Review By Jerry Dubins,Fanfare,November 2009
Having listened to this new release from pianist Xiayin Wang, I simply cannot imagine how or why I have managed to avoid Scriabin’s solo piano œuvre for so long. The music here, and Wang’s playing of it are of an exquisite beauty beyond description…Wang presents her program in opus number order, which happens to correspond to the chronology as well. As one listens to Scriabin’s progress from his early Waltz, op. 1, written in 1886 to his Two Dances, op. 73, written in 1914, the year before his death at the age of 43, one is reminded to an extent of Heinrich Heine’s skewering of French Romantic poet and playwright Alfred de Musset, calling him “a young man with a great future behind him.” Scriabin’s earliest pieces—waltzes, nocturnes, preludes, polonaises, etudes, and mazurkas—mirror Chopin with uncanny similitude. By 1903, considered a dividing point in the composer’s life and the beginning of his middle period, we get works like the Poème tragique, op. 34, and the Poème satanique, op. 36. Scriabin’s writing is now on a grander scale, taking on a more symphonic weight, with the heavy chording and kinds of keyboard figurations more typical of Liszt and even Alkan.
By the time we get to the end—the Two Dances, op. 73—Scriabin, physically ill and most likely mentally unstable, is now totally consumed by mysticism, theosophy, and his theories of synesthesia (color hearing) in which specific keys and tonal centers are related to specific colors and corresponding emotional states. His never realized final opus magnum, Mysterium, was to be “a multimedia work to be performed in the Himalayas that would bring about Armageddon, a grandiose religious synthesis of all arts which would herald the birth of a new world.”
Scriabin’s late piano pieces written around this time sound almost impressionistic, but not in a way that would be mistaken for Debussy. They are economical in material, built from minimal, somewhat static motifs, but quite extravagant in technical and expressive range. Vers la flamme is a good example. It’s almost minimalist in its dependence on a single motivic gesture; but through cumulative piling on of keyboard sonorities rather than variation techniques, Scriabin maximizes its potential.
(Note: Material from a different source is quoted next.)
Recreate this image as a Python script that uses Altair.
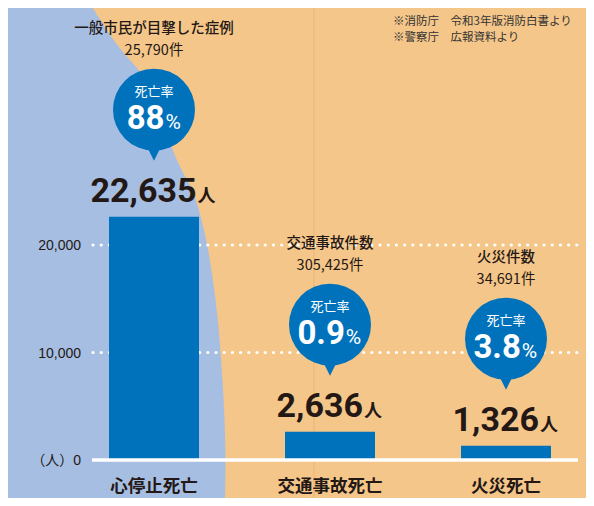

Pianist Xiayin Wang seems to have a very special affinity for Scriabin’s music…there is something I find very appealing in Wang’s playing. Her tone has a silvery quality to it, a lighter touch perhaps, that allows her to negotiate the more thunderous and tumultuous passages without sounding overly thick and heavy; and her approach in the quieter more lyrical pieces strikes me as quite poetic.
A beautiful recital by an up-and-coming young artist, captured in excellent sound by Naxos’s recording team. Highly recommended.